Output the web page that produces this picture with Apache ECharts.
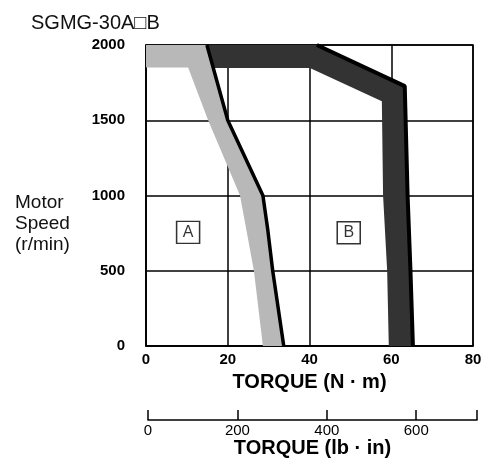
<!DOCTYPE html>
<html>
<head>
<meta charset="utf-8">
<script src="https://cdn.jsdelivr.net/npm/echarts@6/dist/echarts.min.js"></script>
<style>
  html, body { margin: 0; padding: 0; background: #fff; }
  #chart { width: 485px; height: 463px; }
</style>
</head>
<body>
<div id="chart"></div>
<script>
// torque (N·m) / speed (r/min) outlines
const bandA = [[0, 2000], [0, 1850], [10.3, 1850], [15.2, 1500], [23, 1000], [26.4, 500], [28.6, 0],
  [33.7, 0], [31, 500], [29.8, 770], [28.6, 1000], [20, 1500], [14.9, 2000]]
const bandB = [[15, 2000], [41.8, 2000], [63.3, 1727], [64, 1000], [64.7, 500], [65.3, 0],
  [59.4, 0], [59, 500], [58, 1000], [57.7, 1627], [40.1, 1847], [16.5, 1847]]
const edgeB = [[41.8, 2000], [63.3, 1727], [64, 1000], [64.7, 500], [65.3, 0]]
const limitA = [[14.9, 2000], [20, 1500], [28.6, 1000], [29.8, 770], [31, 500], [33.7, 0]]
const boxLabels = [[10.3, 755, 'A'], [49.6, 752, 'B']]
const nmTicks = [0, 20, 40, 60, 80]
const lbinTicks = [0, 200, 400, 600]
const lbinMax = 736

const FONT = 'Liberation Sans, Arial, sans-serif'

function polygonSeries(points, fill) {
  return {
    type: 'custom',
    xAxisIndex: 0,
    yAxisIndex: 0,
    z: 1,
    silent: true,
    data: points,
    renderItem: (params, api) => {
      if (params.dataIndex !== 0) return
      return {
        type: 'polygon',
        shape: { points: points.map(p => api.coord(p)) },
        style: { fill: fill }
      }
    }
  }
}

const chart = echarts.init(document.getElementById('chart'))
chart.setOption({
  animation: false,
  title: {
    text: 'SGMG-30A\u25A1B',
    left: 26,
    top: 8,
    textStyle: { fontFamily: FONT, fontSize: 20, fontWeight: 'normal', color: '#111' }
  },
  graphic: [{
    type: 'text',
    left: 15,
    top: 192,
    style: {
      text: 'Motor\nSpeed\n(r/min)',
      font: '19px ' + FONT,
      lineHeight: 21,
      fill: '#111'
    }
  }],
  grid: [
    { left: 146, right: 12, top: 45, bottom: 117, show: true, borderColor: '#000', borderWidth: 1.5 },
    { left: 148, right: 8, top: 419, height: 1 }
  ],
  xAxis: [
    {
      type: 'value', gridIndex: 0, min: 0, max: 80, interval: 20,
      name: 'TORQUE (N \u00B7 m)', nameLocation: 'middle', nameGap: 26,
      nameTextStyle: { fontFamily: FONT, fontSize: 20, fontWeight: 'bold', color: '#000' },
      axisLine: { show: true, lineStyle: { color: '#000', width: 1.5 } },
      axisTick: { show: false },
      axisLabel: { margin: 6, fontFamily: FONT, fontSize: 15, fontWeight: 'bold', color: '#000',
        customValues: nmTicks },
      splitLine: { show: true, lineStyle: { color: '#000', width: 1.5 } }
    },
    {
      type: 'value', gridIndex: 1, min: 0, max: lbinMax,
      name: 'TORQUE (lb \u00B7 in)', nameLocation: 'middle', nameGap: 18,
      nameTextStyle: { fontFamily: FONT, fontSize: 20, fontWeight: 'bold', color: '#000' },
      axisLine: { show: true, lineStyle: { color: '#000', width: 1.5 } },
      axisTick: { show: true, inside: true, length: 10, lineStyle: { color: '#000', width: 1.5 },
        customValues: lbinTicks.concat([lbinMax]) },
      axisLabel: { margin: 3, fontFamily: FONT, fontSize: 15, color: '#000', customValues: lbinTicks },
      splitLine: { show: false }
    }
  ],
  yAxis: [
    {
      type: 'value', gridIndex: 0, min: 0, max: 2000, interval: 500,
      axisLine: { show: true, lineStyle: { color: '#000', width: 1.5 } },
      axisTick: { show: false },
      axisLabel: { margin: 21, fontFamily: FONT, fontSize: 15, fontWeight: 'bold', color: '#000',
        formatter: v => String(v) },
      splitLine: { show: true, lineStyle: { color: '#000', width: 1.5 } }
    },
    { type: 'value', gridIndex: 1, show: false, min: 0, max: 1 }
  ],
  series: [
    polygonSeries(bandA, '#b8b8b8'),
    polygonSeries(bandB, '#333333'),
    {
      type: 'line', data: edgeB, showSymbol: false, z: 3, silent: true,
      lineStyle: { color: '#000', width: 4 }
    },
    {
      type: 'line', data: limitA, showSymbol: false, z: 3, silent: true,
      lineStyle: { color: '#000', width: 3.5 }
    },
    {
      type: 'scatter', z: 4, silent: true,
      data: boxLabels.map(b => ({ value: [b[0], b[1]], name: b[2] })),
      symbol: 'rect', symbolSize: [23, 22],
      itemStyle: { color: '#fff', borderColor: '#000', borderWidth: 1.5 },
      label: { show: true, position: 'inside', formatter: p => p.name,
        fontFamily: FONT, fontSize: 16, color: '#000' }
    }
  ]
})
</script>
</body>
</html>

******************************

> TO BE DONE: Leave the pictures out, and print every line of the listing exactly as written.

> TASK OUTPUT:
Output the web page that produces this picture with Apache ECharts.
<!DOCTYPE html>
<html>
<head>
<meta charset="utf-8">
<script src="https://cdn.jsdelivr.net/npm/echarts@6/dist/echarts.min.js"></script>
<style>
  html, body { margin: 0; padding: 0; background: #fff; }
  #chart { width: 485px; height: 463px; }
</style>
</head>
<body>
<div id="chart"></div>
<script>
// torque (N·m) / speed (r/min) outlines
const bandA = [[0, 2000], [0, 1850], [10.3, 1850], [15.2, 1500], [23, 1000], [26.4, 500], [28.6, 0],
  [33.7, 0], [31, 500], [29.8, 770], [28.6, 1000], [20, 1500], [14.9, 2000]]
const bandB = [[15, 2000], [41.8, 2000], [63.3, 1727], [64, 1000], [64.7, 500], [65.3, 0],
  [59.4, 0], [59, 500], [58, 1000], [57.7, 1627], [40.1, 1847], [16.5, 1847]]
const edgeB = [[41.8, 2000], [63.3, 1727], [64, 1000], [64.7, 500], [65.3, 0]]
const limitA = [[14.9, 2000], [20, 1500], [28.6, 1000], [29.8, 770], [31, 500], [33.7, 0]]
const boxLabels = [[10.3, 755, 'A'], [49.6, 752, 'B']]
const nmTicks = [0, 20, 40, 60, 80]
const lbinTicks = [0, 200, 400, 600]
const lbinMax = 736

const FONT = 'Liberation Sans, Arial, sans-serif'

function polygonSeries(points, fill) {
  return {
    type: 'custom',
    xAxisIndex: 0,
    yAxisIndex: 0,
    z: 1,
    silent: true,
    data: points,
    renderItem: (params, api) => {
      if (params.dataIndex !== 0) return
      return {
        type: 'polygon',
        shape: { points: points.map(p => api.coord(p)) },
        style: { fill: fill }
      }
    }
  }
}

const chart = echarts.init(document.getElementById('chart'))
chart.setOption({
  animation: false,
  title: {
    text: 'SGMG-30A\u25A1B',
    left: 26,
    top: 8,
    textStyle: { fontFamily: FONT, fontSize: 20, fontWeight: 'normal', color: '#111' }
  },
  graphic: [{
    type: 'text',
    left: 15,
    top: 192,
    style: {
      text: 'Motor\nSpeed\n(r/min)',
      font: '19px ' + FONT,
      lineHeight: 21,
      fill: '#111'
    }
  }],
  grid: [
    { left: 146, right: 12, top: 45, bottom: 117, show: true, borderColor: '#000', borderWidth: 1.5 },
    { left: 148, right: 8, top: 419, height: 1 }
  ],
  xAxis: [
    {
      type: 'value', gridIndex: 0, min: 0, max: 80, interval: 20,
      name: 'TORQUE (N \u00B7 m)', nameLocation: 'middle', nameGap: 26,
      nameTextStyle: { fontFamily: FONT, fontSize: 20, fontWeight: 'bold', color: '#000' },
      axisLine: { show: true, lineStyle: { color: '#000', width: 1.5 } },
      axisTick: { show: false },
      axisLabel: { margin: 6, fontFamily: FONT, fontSize: 15, fontWeight: 'bold', color: '#000',
        customValues: nmTicks },
      splitLine: { show: true, lineStyle: { color: '#000', width: 1.5 } }
    },
    {
      type: 'value', gridIndex: 1, min: 0, max: lbinMax,
      name: 'TORQUE (lb \u00B7 in)', nameLocation: 'middle', nameGap: 18,
      nameTextStyle: { fontFamily: FONT, fontSize: 20, fontWeight: 'bold', color: '#000' },
      axisLine: { show: true, lineStyle: { color: '#000', width: 1.5 } },
      axisTick: { show: true, inside: true, length: 10, lineStyle: { color: '#000', width: 1.5 },
        customValues: lbinTicks.concat([lbinMax]) },
      axisLabel: { margin: 3, fontFamily: FONT, fontSize: 15, color: '#000', customValues: lbinTicks },
      splitLine: { show: false }
    }
  ],
  yAxis: [
    {
      type: 'value', gridIndex: 0, min: 0, max: 2000, interval: 500,
      axisLine: { show: true, lineStyle: { color: '#000', width: 1.5 } },
      axisTick: { show: false },
      axisLabel: { margin: 21, fontFamily: FONT, fontSize: 15, fontWeight: 'bold', color: '#000',
        formatter: v => String(v) },
      splitLine: { show: true, lineStyle: { color: '#000', width: 1.5 } }
    },
    { type: 'value', gridIndex: 1, show: false, min: 0, max: 1 }
  ],
  series: [
    polygonSeries(bandA, '#b8b8b8'),
    polygonSeries(bandB, '#333333'),
    {
      type: 'line', data: edgeB, showSymbol: false, z: 3, silent: true,
      lineStyle: { color: '#000', width: 4 }
    },
    {
      type: 'line', data: limitA, showSymbol: false, z: 3, silent: true,
      lineStyle: { color: '#000', width: 3.5 }
    },
    {
      type: 'scatter', z: 4, silent: true,
      data: boxLabels.map(b => ({ value: [b[0], b[1]], name: b[2] })),
      symbol: 'rect', symbolSize: [23, 22],
      itemStyle: { color: '#fff', borderColor: '#000', borderWidth: 1.5 },
      label: { show: true, position: 'inside', formatter: p => p.name,
        fontFamily: FONT, fontSize: 16, color: '#000' }
    }
  ]
})
</script>
</body>
</html>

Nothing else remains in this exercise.